--- Information given ---
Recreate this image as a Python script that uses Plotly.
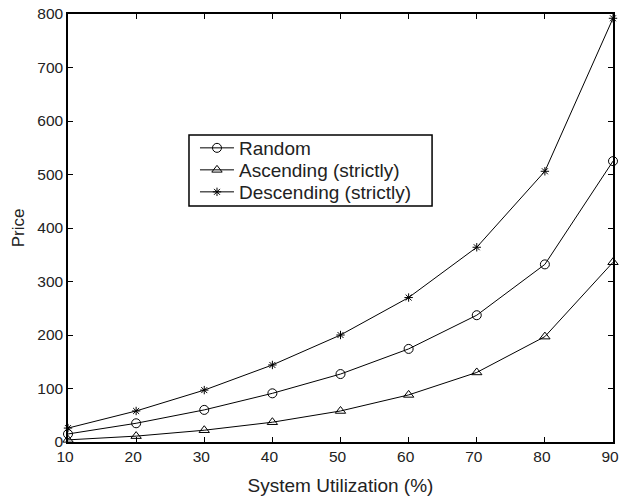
import plotly.graph_objects as go

utilization = [10, 20, 30, 40, 50, 60, 70, 80, 90]
price_random = [15, 35, 60, 91, 127, 174, 237, 332, 525]
price_ascending = [4, 11, 22, 37, 58, 88, 130, 197, 336]
price_descending = [26, 58, 97, 144, 200, 270, 364, 506, 792]

x_ticks = [10, 20, 30, 40, 50, 60, 70, 80, 90]
y_ticks = [0, 100, 200, 300, 400, 500, 600, 700, 800]

FONT = "Liberation Sans, Arial, sans-serif"
INK = "#222"

series = [
    ("Random", price_random, "circle-open", 9, "legend"),
    ("Ascending (strictly)", price_ascending, "triangle-up-open", 9, "legend2"),
    ("Descending (strictly)", price_descending, "asterisk-open", 7, "legend3"),
]

fig = go.Figure()
for name, values, symbol, size, leg in series:
    fig.add_trace(go.Scatter(
        x=utilization, y=values, name=name, mode="lines+markers",
        line=dict(color="black", width=1),
        marker=dict(symbol=symbol, size=size, color="black",
                    line=dict(color="black", width=1)),
        cliponaxis=False, legend=leg,
    ))

axis_common = dict(
    showgrid=False, zeroline=False, showline=True, linecolor="black",
    linewidth=1.5, mirror="ticks", ticks="inside", ticklen=5,
    tickcolor="black", automargin=False,
    tickfont=dict(family=FONT, size=15.5, color=INK),
)

# framed box holding the three legend rows
fig.add_shape(type="rect", xref="paper", yref="paper",
              x0=0.222, x1=0.668, y0=0.5514, y1=0.7173,
              line=dict(color="black", width=1.5), fillcolor="white",
              layer="above")


def legend_row(y):
    return dict(x=0.233, y=y, xanchor="left", yanchor="middle",
                bgcolor="rgba(0,0,0,0)", borderwidth=0,
                font=dict(family=FONT, size=19, color=INK),
                itemwidth=34)


fig.update_layout(
    width=619, height=500,
    margin=dict(l=68, r=6, t=14, b=58),
    paper_bgcolor="white", plot_bgcolor="white",
    font=dict(family=FONT, size=15, color=INK),
    xaxis=dict(range=[10, 90], tickvals=x_ticks, ticklabelshift=-3,
               ticklabeloverflow="allow",
               title=dict(text="System Utilization (%)", standoff=14,
                          font=dict(family=FONT, size=19, color=INK)),
               **axis_common),
    yaxis=dict(range=[0, 800], tickvals=y_ticks,
               title=dict(text="Price", standoff=8,
                          font=dict(family=FONT, size=17, color=INK)),
               **axis_common),
    legend=legend_row(0.6869),
    legend2=legend_row(0.6355),
    legend3=legend_row(0.5841),
    showlegend=True,
)

fig.write_html("out.html")
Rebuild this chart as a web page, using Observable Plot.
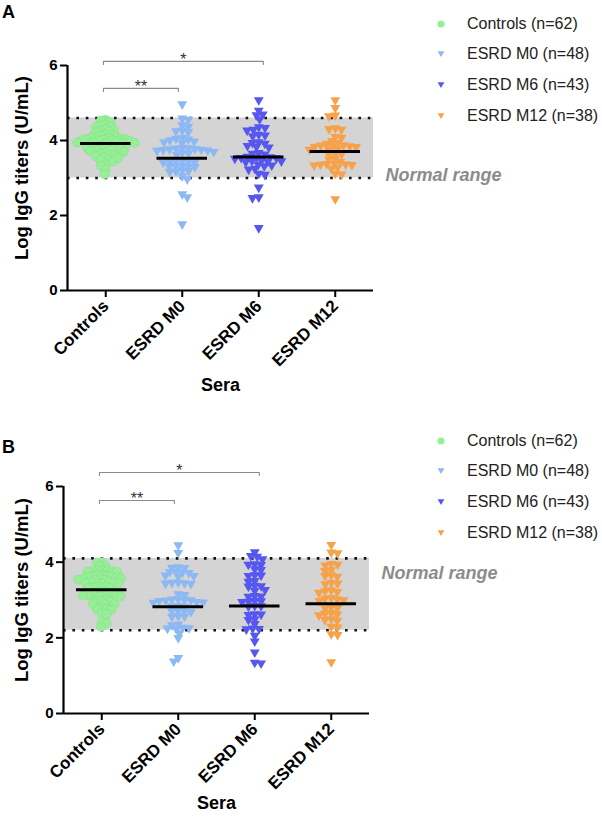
<!DOCTYPE html>
<html><head><meta charset="utf-8">
<script src="https://cdn.jsdelivr.net/npm/d3@7"></script>
<script src="https://cdn.jsdelivr.net/npm/@observablehq/plot@0.6"></script>
<style>
body{margin:0;background:#fff;font-family:Arial,"Liberation Sans",sans-serif;}
#wrap{position:relative;width:602px;height:820px;overflow:hidden;}
.panel{position:absolute;left:0;width:602px;height:410px;}
.letter{position:absolute;left:2px;font-weight:bold;font-size:18px;line-height:20px;}
.lrow{position:absolute;left:431px;height:20px;display:flex;align-items:center;font-size:16px;color:#222;white-space:nowrap;}
.lrow svg{width:20px;height:20px;margin-right:16px;}
g[aria-label$="axis tick"]{stroke-width:2px;}
g[aria-label="x-axis"] .tick line, g[aria-label="y-axis"] .tick line{stroke-width:2px;}
g[aria-label="x-axis tick label"], g[aria-label="x-axis"] text{font-size:17px;}
g[aria-label="y-axis tick label"], g[aria-label="y-axis"] text{font-size:15px;}
</style>
</head><body><div id="wrap"></div>
<script>
const groups = ["Controls", "ESRD M0", "ESRD M6", "ESRD M12"];
const legendLabels = ["Controls (n=62)", "ESRD M0 (n=48)", "ESRD M6 (n=43)", "ESRD M12 (n=38)"];
const colors = ["#96ee96", "#8cb8f4", "#5656f0", "#f7a24a"];
const yTicks = [0, 2, 4, 6];

// Panel A values
const controlsA = [4.55,4.53,4.50,4.42,4.40,4.38,4.36,4.30,4.28,4.26,4.24,4.22,4.16,4.14,4.12,4.10,4.09,4.08,4.06,4.05,4.04,4.03,4.02,4.01,4.00,3.99,3.98,3.97,3.96,3.95,3.94,3.93,3.92,3.91,3.88,3.86,3.85,3.84,3.83,3.82,3.81,3.80,3.78,3.76,3.74,3.73,3.72,3.70,3.68,3.64,3.62,3.60,3.58,3.56,3.53,3.50,3.47,3.44,3.36,3.32,3.22,3.10];
const m0A = [4.93,4.55,4.52,4.37,4.33,4.23,4.21,4.19,4.03,4.01,3.99,3.97,3.94,3.92,3.90,3.77,3.76,3.75,3.74,3.73,3.72,3.71,3.70,3.69,3.66,3.64,3.62,3.58,3.43,3.42,3.41,3.40,3.39,3.38,3.30,3.29,3.28,3.27,3.26,3.17,3.15,3.14,3.13,3.01,2.93,2.53,2.45,1.73];
const m6A = [5.04,4.76,4.66,4.64,4.53,4.32,4.30,4.25,4.23,4.12,4.10,4.08,3.92,3.90,3.88,3.82,3.80,3.78,3.63,3.61,3.59,3.53,3.52,3.51,3.50,3.49,3.48,3.43,3.42,3.41,3.40,3.39,3.32,3.30,3.28,3.21,3.19,3.08,3.05,2.71,2.45,2.43,1.63];
const m12A = [5.04,4.83,4.63,4.61,4.29,4.27,4.25,4.06,4.04,3.95,3.90,3.88,3.84,3.83,3.82,3.81,3.80,3.79,3.74,3.73,3.72,3.61,3.60,3.59,3.48,3.46,3.40,3.35,3.34,3.33,3.32,3.31,3.30,3.24,3.22,3.08,3.06,2.40];
const meansA = [3.92, 3.53, 3.56, 3.71];
const normalA = [3.0, 4.6];
const sigLevelA = [5.39, 6.11];

// Panel B values
const controlsB = [4.00,3.99,3.91,3.89,3.79,3.78,3.77,3.77,3.76,3.75,3.74,3.66,3.65,3.64,3.63,3.62,3.61,3.58,3.57,3.56,3.55,3.54,3.53,3.52,3.48,3.47,3.46,3.45,3.44,3.43,3.35,3.34,3.33,3.32,3.31,3.22,3.21,3.20,3.19,3.18,3.17,3.13,3.12,3.11,3.10,3.09,3.00,2.99,2.97,2.96,2.90,2.89,2.88,2.78,2.77,2.75,2.74,2.64,2.62,2.41,2.38,2.29];
const m0B = [4.41,4.21,3.83,3.82,3.81,3.71,3.70,3.69,3.68,3.61,3.60,3.59,3.43,3.42,3.41,3.40,3.39,3.12,3.10,2.99,2.98,2.97,2.96,2.95,2.94,2.91,2.90,2.89,2.81,2.80,2.79,2.68,2.67,2.66,2.65,2.54,2.53,2.52,2.32,2.30,2.23,2.22,2.21,2.20,2.09,1.96,1.43,1.34];
const m6B = [4.23,4.13,4.11,4.04,3.91,3.90,3.89,3.78,3.76,3.62,3.61,3.60,3.47,3.45,3.34,3.33,3.32,3.23,3.21,3.07,3.06,3.05,2.94,2.93,2.92,2.91,2.81,2.80,2.79,2.59,2.58,2.57,2.46,2.44,2.33,2.21,2.20,2.19,2.02,1.87,1.58,1.31,1.29];
const m12B = [4.42,4.22,4.20,3.92,3.90,3.88,3.75,3.73,3.62,3.60,3.58,3.42,3.40,3.38,3.22,3.20,3.18,3.16,3.02,3.00,2.98,2.96,2.94,2.78,2.76,2.74,2.62,2.60,2.58,2.56,2.46,2.44,2.42,2.26,2.24,2.06,2.04,1.32];
const meansB = [3.27, 2.82, 2.84, 2.90];
const normalB = [2.2, 4.1];
const sigLevelB = [5.63, 6.37];

// significance brackets (category units)
const sigX1 = [-0.03, -0.03];
const sigX2 = [0.95, 2.06];
const sigLabels = ["**", "*"];

const triDown = {
  draw(ctx, size) {
    const r = Math.sqrt(size / Math.PI);
    const s = r * 2.3, h = s * 0.87;
    ctx.moveTo(-s / 2, -h / 2);
    ctx.lineTo(s / 2, -h / 2);
    ctx.lineTo(0, h / 2);
    ctx.closePath();
  }
};

// beeswarm layout with an elliptical exclusion zone (dX wide, dY tall), in pixels
function swarm(vals, dX, dY, pyUnit) {
  const order = d3.range(vals.length).sort((a, b) => d3.descending(vals[a], vals[b]));
  const placed = [], out = new Array(vals.length);
  for (const i of order) {
    const y = -vals[i] * pyUnit;
    const near = placed.filter(p => Math.abs(p.y - y) < dY);
    const cands = [0];
    for (const p of near) {
      const dx = dX * Math.sqrt(1 - ((p.y - y) / dY) ** 2);
      cands.push(p.x + dx, p.x - dx);
    }
    const flip = placed.length % 2 ? 1 : -1;
    cands.sort((a, b) => (Math.abs(a) - Math.abs(b)) || flip * (a - b));
    let x = 0;
    for (const c of cands) {
      if (near.every(p => ((p.x - c) / dX) ** 2 + ((p.y - y) / dY) ** 2 >= 1 - 1e-6)) { x = c; break; }
    }
    placed.push({x, y});
    out[i] = x;
  }
  return out;
}

function panel(cfg) {
  const W = 602, H = 410, pxX = 76.5;
  const right = cfg.left + 4 * pxX;
  const plotH = H - cfg.top - cfg.bottom;
  const pyUnit = plotH / 6;
  const pts = [];
  cfg.values.forEach((vals, g) => {
    const offs = g === 0 ? swarm(vals, 4.9, 4.6, pyUnit) : swarm(vals, 6.4, 4.8, pyUnit);
    vals.forEach((v, k) => pts.push({g, x: g + offs[k] / pxX, y: v}));
  });
  const br = [];
  sigLabels.forEach((lab, i) => {
    const y = cfg.sig[i], t = 0.08;
    br.push({i, x: sigX1[i], y: y - t}, {i, x: sigX1[i], y}, {i, x: sigX2[i], y}, {i, x: sigX2[i], y: y - t});
  });
  const sigText = sigLabels.map((lab, i) => ({lab, x: (sigX1[i] + sigX2[i]) / 2, y: cfg.sig[i]}));
  return Plot.plot({
    width: W, height: H,
    marginLeft: cfg.left, marginRight: W - right, marginTop: cfg.top, marginBottom: cfg.bottom,
    style: {fontFamily: "Arial, 'Liberation Sans', sans-serif", fontSize: "16px", fontWeight: "bold", color: "black", background: "transparent", overflow: "visible"},
    x: {domain: [-0.5, 3.5], ticks: [0, 1, 2, 3], tickFormat: i => groups[i], tickRotate: -45, tickSize: 7, label: null},
    y: {domain: [0, 6], ticks: yTicks, tickFormat: d => String(d), tickSize: 7, tickPadding: 3, label: null},
    color: {type: "ordinal", domain: [0, 1, 2, 3], range: colors},
    marks: [
      Plot.rectY([cfg.normal], {y1: d => d[0], y2: d => d[1], fill: "#d4d4d4"}),
      Plot.ruleY(cfg.normal, {stroke: "#111", strokeWidth: 2.6, strokeDasharray: "2.6,6.8", strokeLinecap: "butt"}),
      Plot.dot(pts.filter(d => d.g === 0), {x: "x", y: "y", fill: "g", r: 4.6, stroke: "#7ddc7d", strokeWidth: 0.4}),
      Plot.dot(pts.filter(d => d.g > 0), {x: "x", y: "y", fill: "g", r: 4.3, symbol: triDown}),
      Plot.ruleY(cfg.means, {y: d => d, x1: (d, i) => i - 0.33, x2: (d, i) => i + 0.33, stroke: "black", strokeWidth: 3}),
      Plot.ruleX([-0.5], {stroke: "black", strokeWidth: 2.2}),
      Plot.ruleY([0], {stroke: "black", strokeWidth: 2.2}),
      Plot.line(br, {x: "x", y: "y", z: "i", stroke: "#8a8a8a", strokeWidth: 1.1}),
      Plot.text(sigText, {x: "x", y: "y", text: "lab", dy: -2, fontSize: 16, fontWeight: "normal", fill: "#333"}),
      Plot.text(["Normal range"], {frameAnchor: "right", y: () => cfg.labelY, dx: 12, textAnchor: "start", fontSize: 18, fontStyle: "italic", fontWeight: "bold", fill: "#8c8c8c"}),
      Plot.text(["Log IgG titers (U/mL)"], {frameAnchor: "left", textAnchor: "middle", rotate: -90, dx: cfg.titleDx, dy: -10, fontSize: 18.5, fontWeight: "bold"}),
      Plot.text(["Sera"], {frameAnchor: "bottom", textAnchor: "middle", dy: cfg.seraDy, fontSize: 18, fontWeight: "bold"})
    ]
  });
}

const wrap = document.getElementById("wrap");
function addPanel(top, letterTop, legendTops, cfg, letter) {
  const div = document.createElement("div");
  div.className = "panel";
  div.style.top = top + "px";
  div.appendChild(panel(cfg));
  wrap.appendChild(div);
  const L = document.createElement("div");
  L.className = "letter";
  L.style.top = letterTop + "px";
  L.textContent = letter;
  wrap.appendChild(L);
  legendLabels.forEach((lab, i) => {
    const row = document.createElement("div");
    row.className = "lrow";
    row.style.top = (legendTops[i] - 10) + "px";
    const sym = i === 0
      ? `<circle cx="10" cy="10" r="3.6" fill="${colors[i]}"/>`
      : `<path d="M6.6,7.2L13.4,7.2L10,13Z" fill="${colors[i]}"/>`;
    row.innerHTML = `<svg viewBox="0 0 20 20">${sym}</svg><span>${lab}</span>`;
    wrap.appendChild(row);
  });
}

addPanel(0, 2, [24, 54, 85, 116], {
  values: [controlsA, m0A, m6A, m12A], means: meansA, normal: normalA, sig: sigLevelA,
  left: 67, top: 65, bottom: 120, labelY: 3.07, titleDx: -45, seraDy: 100
}, "A");
addPanel(410, 437, [441, 471, 502, 533], {
  values: [controlsB, m0B, m6B, m12B], means: meansB, normal: normalB, sig: sigLevelB,
  left: 63, top: 76, bottom: 107, labelY: 3.72, titleDx: -41, seraDy: 95
}, "B");
</script>
</body></html>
---
__Brief__. In the listing above, find the line with "Rebuild this chart" and the line with "const yTicks = [0, 2, 4, 6];". Copy exactly those lines and all between them, minus the images.

__Result of the exercise__.
Rebuild this chart as a web page, using Observable Plot.
<!DOCTYPE html>
<html><head><meta charset="utf-8">
<script src="https://cdn.jsdelivr.net/npm/d3@7"></script>
<script src="https://cdn.jsdelivr.net/npm/@observablehq/plot@0.6"></script>
<style>
body{margin:0;background:#fff;font-family:Arial,"Liberation Sans",sans-serif;}
#wrap{position:relative;width:602px;height:820px;overflow:hidden;}
.panel{position:absolute;left:0;width:602px;height:410px;}
.letter{position:absolute;left:2px;font-weight:bold;font-size:18px;line-height:20px;}
.lrow{position:absolute;left:431px;height:20px;display:flex;align-items:center;font-size:16px;color:#222;white-space:nowrap;}
.lrow svg{width:20px;height:20px;margin-right:16px;}
g[aria-label$="axis tick"]{stroke-width:2px;}
g[aria-label="x-axis"] .tick line, g[aria-label="y-axis"] .tick line{stroke-width:2px;}
g[aria-label="x-axis tick label"], g[aria-label="x-axis"] text{font-size:17px;}
g[aria-label="y-axis tick label"], g[aria-label="y-axis"] text{font-size:15px;}
</style>
</head><body><div id="wrap"></div>
<script>
const groups = ["Controls", "ESRD M0", "ESRD M6", "ESRD M12"];
const legendLabels = ["Controls (n=62)", "ESRD M0 (n=48)", "ESRD M6 (n=43)", "ESRD M12 (n=38)"];
const colors = ["#96ee96", "#8cb8f4", "#5656f0", "#f7a24a"];
const yTicks = [0, 2, 4, 6];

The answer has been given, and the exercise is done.